▶ **Raw data**:
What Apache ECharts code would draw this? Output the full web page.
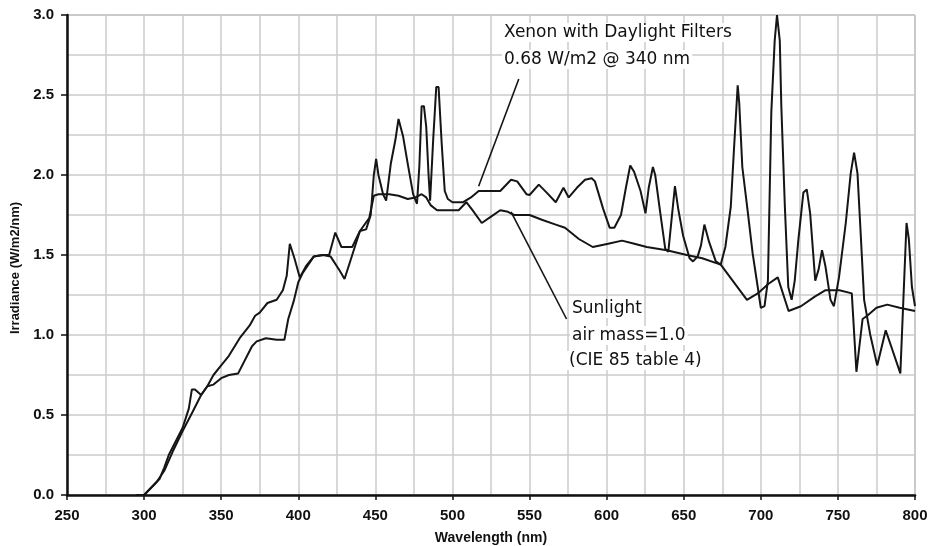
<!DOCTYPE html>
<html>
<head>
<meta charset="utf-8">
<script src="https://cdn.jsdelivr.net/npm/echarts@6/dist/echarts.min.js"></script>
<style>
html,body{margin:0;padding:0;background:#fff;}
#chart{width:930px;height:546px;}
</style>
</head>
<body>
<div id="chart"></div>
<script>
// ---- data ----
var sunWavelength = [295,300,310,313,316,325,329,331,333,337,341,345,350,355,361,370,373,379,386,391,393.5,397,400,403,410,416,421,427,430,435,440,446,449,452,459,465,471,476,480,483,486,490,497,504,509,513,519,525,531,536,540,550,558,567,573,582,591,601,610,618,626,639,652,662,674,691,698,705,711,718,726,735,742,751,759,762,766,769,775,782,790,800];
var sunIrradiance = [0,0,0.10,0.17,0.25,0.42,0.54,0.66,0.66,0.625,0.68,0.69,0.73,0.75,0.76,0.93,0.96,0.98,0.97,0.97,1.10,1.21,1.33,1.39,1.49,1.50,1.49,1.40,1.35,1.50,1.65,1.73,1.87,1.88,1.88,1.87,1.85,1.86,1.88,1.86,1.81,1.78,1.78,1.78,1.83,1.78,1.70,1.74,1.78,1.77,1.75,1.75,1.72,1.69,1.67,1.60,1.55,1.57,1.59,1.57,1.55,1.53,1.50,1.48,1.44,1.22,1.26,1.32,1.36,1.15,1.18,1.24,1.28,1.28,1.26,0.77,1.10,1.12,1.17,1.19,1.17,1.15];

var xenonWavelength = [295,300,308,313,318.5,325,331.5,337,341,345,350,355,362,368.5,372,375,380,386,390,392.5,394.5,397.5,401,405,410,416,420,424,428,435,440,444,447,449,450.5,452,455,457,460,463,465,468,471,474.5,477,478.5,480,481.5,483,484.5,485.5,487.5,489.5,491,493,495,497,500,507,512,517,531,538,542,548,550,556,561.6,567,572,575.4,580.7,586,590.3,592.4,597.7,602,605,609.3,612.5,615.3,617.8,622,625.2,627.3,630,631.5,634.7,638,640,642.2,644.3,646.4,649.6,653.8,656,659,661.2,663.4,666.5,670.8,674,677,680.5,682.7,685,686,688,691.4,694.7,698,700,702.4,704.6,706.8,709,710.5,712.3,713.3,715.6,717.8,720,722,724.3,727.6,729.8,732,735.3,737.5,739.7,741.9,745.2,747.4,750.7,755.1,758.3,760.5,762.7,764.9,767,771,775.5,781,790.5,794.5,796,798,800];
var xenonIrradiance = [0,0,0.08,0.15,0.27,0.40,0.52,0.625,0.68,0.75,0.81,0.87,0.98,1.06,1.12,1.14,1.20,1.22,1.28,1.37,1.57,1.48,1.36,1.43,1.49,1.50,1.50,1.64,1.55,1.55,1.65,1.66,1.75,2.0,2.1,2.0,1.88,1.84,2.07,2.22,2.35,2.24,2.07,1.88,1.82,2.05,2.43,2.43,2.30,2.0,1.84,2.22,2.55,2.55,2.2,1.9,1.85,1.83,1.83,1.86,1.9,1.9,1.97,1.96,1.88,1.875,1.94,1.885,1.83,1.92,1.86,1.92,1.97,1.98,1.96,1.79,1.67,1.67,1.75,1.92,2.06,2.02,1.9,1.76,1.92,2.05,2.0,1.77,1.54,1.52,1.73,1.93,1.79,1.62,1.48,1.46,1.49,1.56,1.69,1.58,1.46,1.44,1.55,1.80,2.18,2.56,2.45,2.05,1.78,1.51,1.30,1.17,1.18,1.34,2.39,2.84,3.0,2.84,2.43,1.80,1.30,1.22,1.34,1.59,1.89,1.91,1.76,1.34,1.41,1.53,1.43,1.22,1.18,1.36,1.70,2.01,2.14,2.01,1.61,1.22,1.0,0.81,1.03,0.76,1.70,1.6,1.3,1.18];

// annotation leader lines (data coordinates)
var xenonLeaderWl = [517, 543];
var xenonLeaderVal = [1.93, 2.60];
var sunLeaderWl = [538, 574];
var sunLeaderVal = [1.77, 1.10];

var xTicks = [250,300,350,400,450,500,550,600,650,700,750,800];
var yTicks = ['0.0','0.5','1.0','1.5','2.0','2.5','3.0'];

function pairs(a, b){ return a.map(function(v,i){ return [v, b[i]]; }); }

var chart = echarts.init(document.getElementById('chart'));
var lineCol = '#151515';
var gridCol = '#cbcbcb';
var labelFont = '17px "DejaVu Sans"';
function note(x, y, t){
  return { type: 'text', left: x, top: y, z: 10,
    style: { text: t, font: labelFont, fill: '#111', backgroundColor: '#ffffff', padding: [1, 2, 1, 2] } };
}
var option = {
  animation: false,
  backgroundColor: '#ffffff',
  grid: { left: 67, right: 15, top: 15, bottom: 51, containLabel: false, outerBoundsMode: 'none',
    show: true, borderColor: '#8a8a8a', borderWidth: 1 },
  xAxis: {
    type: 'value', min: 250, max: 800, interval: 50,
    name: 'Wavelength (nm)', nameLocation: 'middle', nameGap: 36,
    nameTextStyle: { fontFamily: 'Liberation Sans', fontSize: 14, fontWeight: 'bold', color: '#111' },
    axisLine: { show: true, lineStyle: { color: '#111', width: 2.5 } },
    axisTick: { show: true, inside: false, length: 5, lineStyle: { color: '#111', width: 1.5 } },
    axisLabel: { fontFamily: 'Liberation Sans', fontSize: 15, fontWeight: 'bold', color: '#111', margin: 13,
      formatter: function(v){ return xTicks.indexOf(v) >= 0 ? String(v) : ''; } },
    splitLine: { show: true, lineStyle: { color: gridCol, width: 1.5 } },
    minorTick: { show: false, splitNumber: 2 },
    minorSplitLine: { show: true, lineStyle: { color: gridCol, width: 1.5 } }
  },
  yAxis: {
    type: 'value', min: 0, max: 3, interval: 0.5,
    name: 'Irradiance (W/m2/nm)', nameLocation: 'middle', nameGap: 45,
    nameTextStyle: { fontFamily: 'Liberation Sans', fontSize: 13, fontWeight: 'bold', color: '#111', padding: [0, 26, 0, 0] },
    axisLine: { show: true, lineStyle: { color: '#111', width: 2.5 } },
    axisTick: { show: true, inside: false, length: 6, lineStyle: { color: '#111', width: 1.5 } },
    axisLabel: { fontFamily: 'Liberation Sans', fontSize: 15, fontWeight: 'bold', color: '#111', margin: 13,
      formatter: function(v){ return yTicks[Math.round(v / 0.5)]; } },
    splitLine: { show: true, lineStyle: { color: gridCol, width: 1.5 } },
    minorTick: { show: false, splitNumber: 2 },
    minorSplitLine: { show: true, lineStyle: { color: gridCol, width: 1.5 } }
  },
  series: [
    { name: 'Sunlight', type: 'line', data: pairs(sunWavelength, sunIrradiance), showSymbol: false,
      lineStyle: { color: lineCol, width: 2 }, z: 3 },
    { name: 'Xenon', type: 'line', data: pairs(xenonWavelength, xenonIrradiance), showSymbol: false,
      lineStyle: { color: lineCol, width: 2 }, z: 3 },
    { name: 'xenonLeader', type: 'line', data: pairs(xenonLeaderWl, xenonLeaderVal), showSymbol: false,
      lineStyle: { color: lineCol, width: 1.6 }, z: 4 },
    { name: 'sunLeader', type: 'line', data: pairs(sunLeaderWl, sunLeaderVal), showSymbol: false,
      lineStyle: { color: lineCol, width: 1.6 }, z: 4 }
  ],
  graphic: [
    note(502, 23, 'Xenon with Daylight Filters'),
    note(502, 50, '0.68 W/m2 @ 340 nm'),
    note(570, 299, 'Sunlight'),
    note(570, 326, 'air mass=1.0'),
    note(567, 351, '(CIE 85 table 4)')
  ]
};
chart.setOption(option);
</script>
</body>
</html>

▶ **What to produce**: Your task is an exact transcription of all the data, minus the pictures.

▶ **Completed task**:
What Apache ECharts code would draw this? Output the full web page.
<!DOCTYPE html>
<html>
<head>
<meta charset="utf-8">
<script src="https://cdn.jsdelivr.net/npm/echarts@6/dist/echarts.min.js"></script>
<style>
html,body{margin:0;padding:0;background:#fff;}
#chart{width:930px;height:546px;}
</style>
</head>
<body>
<div id="chart"></div>
<script>
// ---- data ----
var sunWavelength = [295,300,310,313,316,325,329,331,333,337,341,345,350,355,361,370,373,379,386,391,393.5,397,400,403,410,416,421,427,430,435,440,446,449,452,459,465,471,476,480,483,486,490,497,504,509,513,519,525,531,536,540,550,558,567,573,582,591,601,610,618,626,639,652,662,674,691,698,705,711,718,726,735,742,751,759,762,766,769,775,782,790,800];
var sunIrradiance = [0,0,0.10,0.17,0.25,0.42,0.54,0.66,0.66,0.625,0.68,0.69,0.73,0.75,0.76,0.93,0.96,0.98,0.97,0.97,1.10,1.21,1.33,1.39,1.49,1.50,1.49,1.40,1.35,1.50,1.65,1.73,1.87,1.88,1.88,1.87,1.85,1.86,1.88,1.86,1.81,1.78,1.78,1.78,1.83,1.78,1.70,1.74,1.78,1.77,1.75,1.75,1.72,1.69,1.67,1.60,1.55,1.57,1.59,1.57,1.55,1.53,1.50,1.48,1.44,1.22,1.26,1.32,1.36,1.15,1.18,1.24,1.28,1.28,1.26,0.77,1.10,1.12,1.17,1.19,1.17,1.15];

var xenonWavelength = [295,300,308,313,318.5,325,331.5,337,341,345,350,355,362,368.5,372,375,380,386,390,392.5,394.5,397.5,401,405,410,416,420,424,428,435,440,444,447,449,450.5,452,455,457,460,463,465,468,471,474.5,477,478.5,480,481.5,483,484.5,485.5,487.5,489.5,491,493,495,497,500,507,512,517,531,538,542,548,550,556,561.6,567,572,575.4,580.7,586,590.3,592.4,597.7,602,605,609.3,612.5,615.3,617.8,622,625.2,627.3,630,631.5,634.7,638,640,642.2,644.3,646.4,649.6,653.8,656,659,661.2,663.4,666.5,670.8,674,677,680.5,682.7,685,686,688,691.4,694.7,698,700,702.4,704.6,706.8,709,710.5,712.3,713.3,715.6,717.8,720,722,724.3,727.6,729.8,732,735.3,737.5,739.7,741.9,745.2,747.4,750.7,755.1,758.3,760.5,762.7,764.9,767,771,775.5,781,790.5,794.5,796,798,800];
var xenonIrradiance = [0,0,0.08,0.15,0.27,0.40,0.52,0.625,0.68,0.75,0.81,0.87,0.98,1.06,1.12,1.14,1.20,1.22,1.28,1.37,1.57,1.48,1.36,1.43,1.49,1.50,1.50,1.64,1.55,1.55,1.65,1.66,1.75,2.0,2.1,2.0,1.88,1.84,2.07,2.22,2.35,2.24,2.07,1.88,1.82,2.05,2.43,2.43,2.30,2.0,1.84,2.22,2.55,2.55,2.2,1.9,1.85,1.83,1.83,1.86,1.9,1.9,1.97,1.96,1.88,1.875,1.94,1.885,1.83,1.92,1.86,1.92,1.97,1.98,1.96,1.79,1.67,1.67,1.75,1.92,2.06,2.02,1.9,1.76,1.92,2.05,2.0,1.77,1.54,1.52,1.73,1.93,1.79,1.62,1.48,1.46,1.49,1.56,1.69,1.58,1.46,1.44,1.55,1.80,2.18,2.56,2.45,2.05,1.78,1.51,1.30,1.17,1.18,1.34,2.39,2.84,3.0,2.84,2.43,1.80,1.30,1.22,1.34,1.59,1.89,1.91,1.76,1.34,1.41,1.53,1.43,1.22,1.18,1.36,1.70,2.01,2.14,2.01,1.61,1.22,1.0,0.81,1.03,0.76,1.70,1.6,1.3,1.18];

// annotation leader lines (data coordinates)
var xenonLeaderWl = [517, 543];
var xenonLeaderVal = [1.93, 2.60];
var sunLeaderWl = [538, 574];
var sunLeaderVal = [1.77, 1.10];

var xTicks = [250,300,350,400,450,500,550,600,650,700,750,800];
var yTicks = ['0.0','0.5','1.0','1.5','2.0','2.5','3.0'];

function pairs(a, b){ return a.map(function(v,i){ return [v, b[i]]; }); }

var chart = echarts.init(document.getElementById('chart'));
var lineCol = '#151515';
var gridCol = '#cbcbcb';
var labelFont = '17px "DejaVu Sans"';
function note(x, y, t){
  return { type: 'text', left: x, top: y, z: 10,
    style: { text: t, font: labelFont, fill: '#111', backgroundColor: '#ffffff', padding: [1, 2, 1, 2] } };
}
var option = {
  animation: false,
  backgroundColor: '#ffffff',
  grid: { left: 67, right: 15, top: 15, bottom: 51, containLabel: false, outerBoundsMode: 'none',
    show: true, borderColor: '#8a8a8a', borderWidth: 1 },
  xAxis: {
    type: 'value', min: 250, max: 800, interval: 50,
    name: 'Wavelength (nm)', nameLocation: 'middle', nameGap: 36,
    nameTextStyle: { fontFamily: 'Liberation Sans', fontSize: 14, fontWeight: 'bold', color: '#111' },
    axisLine: { show: true, lineStyle: { color: '#111', width: 2.5 } },
    axisTick: { show: true, inside: false, length: 5, lineStyle: { color: '#111', width: 1.5 } },
    axisLabel: { fontFamily: 'Liberation Sans', fontSize: 15, fontWeight: 'bold', color: '#111', margin: 13,
      formatter: function(v){ return xTicks.indexOf(v) >= 0 ? String(v) : ''; } },
    splitLine: { show: true, lineStyle: { color: gridCol, width: 1.5 } },
    minorTick: { show: false, splitNumber: 2 },
    minorSplitLine: { show: true, lineStyle: { color: gridCol, width: 1.5 } }
  },
  yAxis: {
    type: 'value', min: 0, max: 3, interval: 0.5,
    name: 'Irradiance (W/m2/nm)', nameLocation: 'middle', nameGap: 45,
    nameTextStyle: { fontFamily: 'Liberation Sans', fontSize: 13, fontWeight: 'bold', color: '#111', padding: [0, 26, 0, 0] },
    axisLine: { show: true, lineStyle: { color: '#111', width: 2.5 } },
    axisTick: { show: true, inside: false, length: 6, lineStyle: { color: '#111', width: 1.5 } },
    axisLabel: { fontFamily: 'Liberation Sans', fontSize: 15, fontWeight: 'bold', color: '#111', margin: 13,
      formatter: function(v){ return yTicks[Math.round(v / 0.5)]; } },
    splitLine: { show: true, lineStyle: { color: gridCol, width: 1.5 } },
    minorTick: { show: false, splitNumber: 2 },
    minorSplitLine: { show: true, lineStyle: { color: gridCol, width: 1.5 } }
  },
  series: [
    { name: 'Sunlight', type: 'line', data: pairs(sunWavelength, sunIrradiance), showSymbol: false,
      lineStyle: { color: lineCol, width: 2 }, z: 3 },
    { name: 'Xenon', type: 'line', data: pairs(xenonWavelength, xenonIrradiance), showSymbol: false,
      lineStyle: { color: lineCol, width: 2 }, z: 3 },
    { name: 'xenonLeader', type: 'line', data: pairs(xenonLeaderWl, xenonLeaderVal), showSymbol: false,
      lineStyle: { color: lineCol, width: 1.6 }, z: 4 },
    { name: 'sunLeader', type: 'line', data: pairs(sunLeaderWl, sunLeaderVal), showSymbol: false,
      lineStyle: { color: lineCol, width: 1.6 }, z: 4 }
  ],
  graphic: [
    note(502, 23, 'Xenon with Daylight Filters'),
    note(502, 50, '0.68 W/m2 @ 340 nm'),
    note(570, 299, 'Sunlight'),
    note(570, 326, 'air mass=1.0'),
    note(567, 351, '(CIE 85 table 4)')
  ]
};
chart.setOption(option);
</script>
</body>
</html>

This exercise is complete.